This is not a rant. It is a revelation.
I just got back from my (way too) early morning grocery run. (Note to the wise: Want to experience NO CROWDS EVER? Do your shopping at 7 in the morning. Seriously.) I'm a sucker for the clearance display, even though it's usually stuff-I-would-never-buy. Like jars of artificially-red ham glaze, questionable health supplements, and post-Jewish-holiday processed Kosher food-in-a-box.
This morning, though, the clearance display touted a motley collection of books. Yes, books. And among the cheaply-bound recipe books and other nondescript titles were two or three paperback copies of a teen classic-literature-meets-vampire by a well-known imprint, both of which will remain unnamed.
Before I even read the title, the cover art grabbed my attention. It. Was. Awful. It almost had the do-it-yourself look of so many self-published books out there. (And I'm not knocking self-published books. I have one out there myself. And I paid a professional graphic artist to design my cover.)
Yes. It was that bad. It was really that bad.
Succumbing to morbid curiosity, I opened the book and started to thumb through. And I can't even express to you how poorly written it was.
Yes yes yes, subjectivity and all that. Maybe some of you would pick it up and adore it. You're allowed to. That's part of the beauty of all the arts, right? So many tastes, so much to choose from.
But honestly? I work really hard at my craft. As in, really hard. And I know many of you do, too. I have by no means "arrived", and so I continue to work really hard. The words are important to me. Their beauty, their cadence, their subtlety. A story's voice is encapsulated in its words, and we all know how important voice is.

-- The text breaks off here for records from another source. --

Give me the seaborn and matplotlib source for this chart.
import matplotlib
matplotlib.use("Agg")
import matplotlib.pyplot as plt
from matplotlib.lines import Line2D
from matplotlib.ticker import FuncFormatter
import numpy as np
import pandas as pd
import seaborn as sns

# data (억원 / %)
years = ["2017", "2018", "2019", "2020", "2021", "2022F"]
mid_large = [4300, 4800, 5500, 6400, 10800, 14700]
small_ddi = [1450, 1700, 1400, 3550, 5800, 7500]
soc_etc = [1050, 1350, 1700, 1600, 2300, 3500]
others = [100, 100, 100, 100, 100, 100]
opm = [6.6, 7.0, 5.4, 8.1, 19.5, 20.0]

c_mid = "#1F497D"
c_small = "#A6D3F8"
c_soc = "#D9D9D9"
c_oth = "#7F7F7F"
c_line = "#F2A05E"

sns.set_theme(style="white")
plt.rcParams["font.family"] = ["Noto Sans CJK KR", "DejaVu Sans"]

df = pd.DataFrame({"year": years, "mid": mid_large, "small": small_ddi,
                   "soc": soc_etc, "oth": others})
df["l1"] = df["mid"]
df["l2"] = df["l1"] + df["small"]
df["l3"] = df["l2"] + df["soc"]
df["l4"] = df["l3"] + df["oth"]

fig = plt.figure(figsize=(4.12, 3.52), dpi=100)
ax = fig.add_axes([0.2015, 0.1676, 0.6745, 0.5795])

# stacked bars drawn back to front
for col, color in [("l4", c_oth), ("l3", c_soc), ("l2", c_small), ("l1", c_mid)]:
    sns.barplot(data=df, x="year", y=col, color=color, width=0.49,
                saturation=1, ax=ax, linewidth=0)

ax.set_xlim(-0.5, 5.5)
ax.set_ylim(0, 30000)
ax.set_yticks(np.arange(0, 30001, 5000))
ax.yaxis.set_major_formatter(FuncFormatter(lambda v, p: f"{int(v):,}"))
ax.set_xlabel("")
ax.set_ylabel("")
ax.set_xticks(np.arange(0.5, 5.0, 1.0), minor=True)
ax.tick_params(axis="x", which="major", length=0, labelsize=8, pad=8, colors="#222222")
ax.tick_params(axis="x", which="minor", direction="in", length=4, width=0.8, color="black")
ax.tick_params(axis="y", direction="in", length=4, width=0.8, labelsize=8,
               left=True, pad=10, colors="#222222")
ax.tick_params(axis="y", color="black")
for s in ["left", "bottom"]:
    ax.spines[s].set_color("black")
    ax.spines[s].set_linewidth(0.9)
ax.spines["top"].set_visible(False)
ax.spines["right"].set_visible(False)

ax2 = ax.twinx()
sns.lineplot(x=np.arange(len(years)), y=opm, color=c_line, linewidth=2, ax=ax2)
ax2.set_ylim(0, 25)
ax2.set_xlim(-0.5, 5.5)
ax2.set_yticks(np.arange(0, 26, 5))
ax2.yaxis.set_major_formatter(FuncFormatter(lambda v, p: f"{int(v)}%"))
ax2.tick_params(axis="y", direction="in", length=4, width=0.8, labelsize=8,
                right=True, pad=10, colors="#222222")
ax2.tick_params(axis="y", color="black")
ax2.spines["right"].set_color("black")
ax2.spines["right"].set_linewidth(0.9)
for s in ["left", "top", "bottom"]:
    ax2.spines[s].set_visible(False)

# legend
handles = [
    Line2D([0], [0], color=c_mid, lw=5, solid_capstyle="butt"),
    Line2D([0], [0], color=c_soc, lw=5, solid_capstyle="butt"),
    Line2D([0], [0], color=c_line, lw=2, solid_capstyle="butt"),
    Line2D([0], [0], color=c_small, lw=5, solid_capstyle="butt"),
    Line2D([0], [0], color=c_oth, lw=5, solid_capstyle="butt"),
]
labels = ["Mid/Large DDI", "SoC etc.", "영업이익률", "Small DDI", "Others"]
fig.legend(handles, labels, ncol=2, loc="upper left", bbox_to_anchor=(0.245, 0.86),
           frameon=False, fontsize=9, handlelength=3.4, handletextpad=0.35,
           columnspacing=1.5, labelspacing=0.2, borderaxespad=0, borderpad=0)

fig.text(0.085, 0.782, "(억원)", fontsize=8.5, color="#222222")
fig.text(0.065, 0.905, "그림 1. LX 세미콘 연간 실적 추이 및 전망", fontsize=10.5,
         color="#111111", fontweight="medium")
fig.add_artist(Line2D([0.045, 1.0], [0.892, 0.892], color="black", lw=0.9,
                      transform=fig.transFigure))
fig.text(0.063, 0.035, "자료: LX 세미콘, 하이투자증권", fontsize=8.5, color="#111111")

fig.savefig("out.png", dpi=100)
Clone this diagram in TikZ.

So it would be easy to pick up a (travesty of a) book like this on a rushed Friday morning and become OH SO BITTER. As in, "I bleed from my fingers every day as I craft my novels, and this is what gets published?" And, "I work incredibly hard to create well written stories for young people, and this is what is selling for teens?"
You know what I'm saying.
Here comes the revelation: It doesn't matter. My works--the stories of my soul--have absolutely nothing to do with what else is out there. The time and effort I spend on my novels is by no means cheapened by what I perceive as lesser-quality work. And the fact that excellent writing is important to me does not make me any better--or any more deserving--than those who have landed contracts with projects that I might personally find less well crafted.
I'm allowed to hate a book I find on a grocery store shelf, and you're allowed to love it. We will never all agree on what is good and what is really good and what sucks beyond human comprehension. Yes, there are standards of "good writing" in general--if there weren't, then we'd all experience literary anarchy. But in the end, it just doesn't matter.
It doesn't matter!
So keep writing. There's nothing else to do, really. And keep reading books and allowing the really good ones to sink deep into your psyche and affect your own writing. I'm going to continue to be inspired by my peers who do write well -- Jodi Meadows and Beth Revis and Joan Paquette and CJ Redwine and Myra McEntire and Peter Salomon and Geoff Rodkey and Victoria Schwab and Erin Bowe. And countless others who are crafting well written stories for young people.
And there it is--my grocery store revelation. Happy writing!!